So he basically just thinks you find yourself with these desires and beliefs and then the action part is the outcome of that. The way you were describing the elicited actions seems to me to give the voluntarist a potentially very powerful objection to intellectualism, which is that if we're trying to explain free will here, which is the ultimate goal, then the intellectualist is unable to do that because the intellectualist has to admit that we're in some sense compelled by the way things seem to us so if it seems to me that the right way to proceed is to cross the street or bake a chocolate cake or invest in the stock market, then in some sense, that's what I must do. So how can the intellectualist hold on to the idea that the act of will remains free?
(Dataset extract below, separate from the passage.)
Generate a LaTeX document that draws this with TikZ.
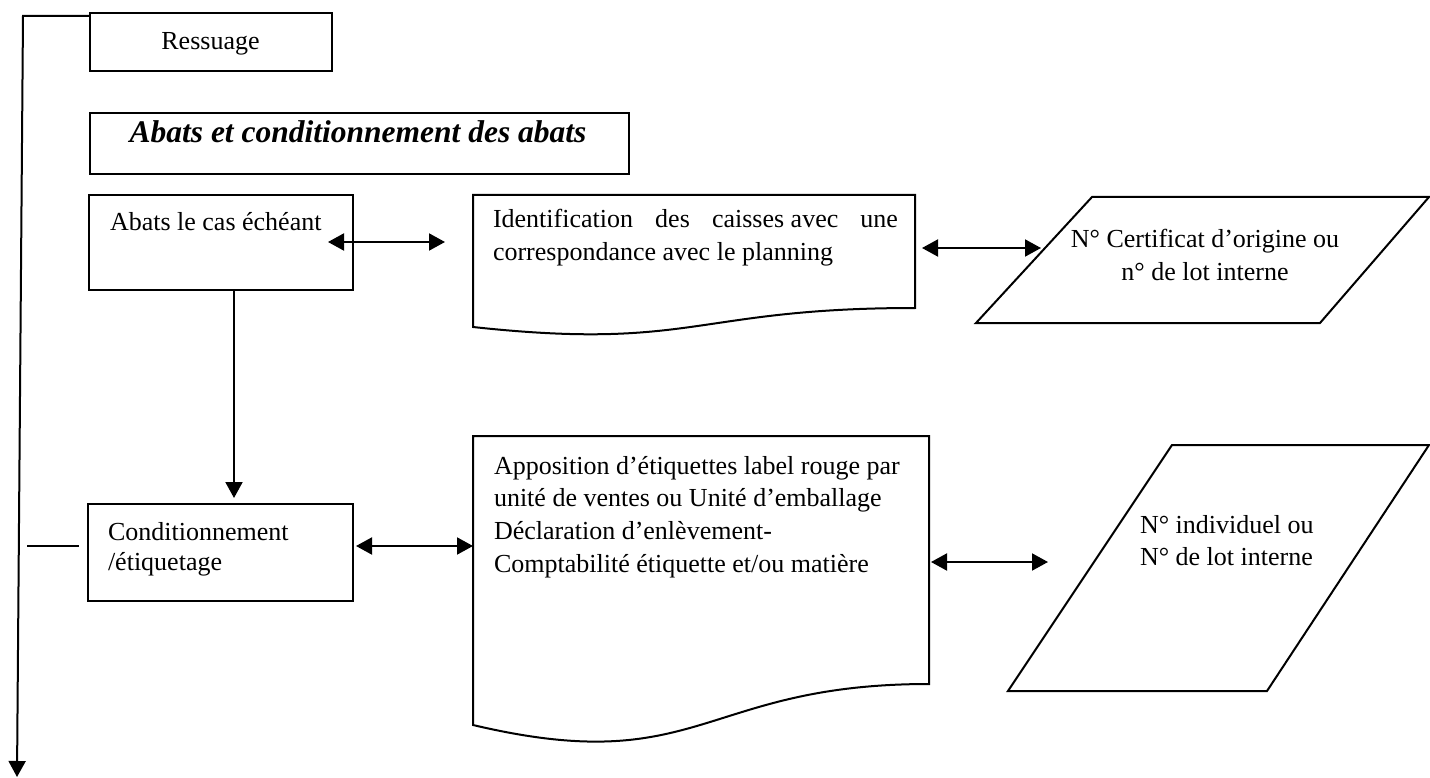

Well, there are two aspects to freedom, as freedom is understood in medieval thought, which put together both voluntarism and intellectualism, prima facie quite appealing options. Intellectualism goes with one side of freedom. Voluntarism goes with the other side of freedom. This division between two aspects of freedom goes back, I think, to St. Augustine and also to Lombard's immensely influential commentary on Augustine's way of conceiving freedom, which you can read in the sentences. The two aspects of freedom are this. On the one hand, we can think of freedom as a kind of power over alternatives. The kind of power we intuitively understand ourselves to possess when we think that it's up to me whether I raise my hand or lower it or I have control over which I do. The very way that we think about freedom involves an expression, it's up to me whether, that comes with alternatives. And this is what Lombard talks about when he talks about the Libertas minor of this life, when we have alternatives which can include quite nasty and irrational ones as sinners, unfortunately available to us, that we can go in for. But then there is another kind of Libertas, another kind of freedom, which we will enjoy in heaven, Libertas major of heaven, which will involve a state of complete rationality and compliance with law, what we might think of as a state of liberation, which is their gloss and the kind of freedom that St. Paul describes Christ as bringing us in the epistles.

And presumably, God has this kind of freedom as well.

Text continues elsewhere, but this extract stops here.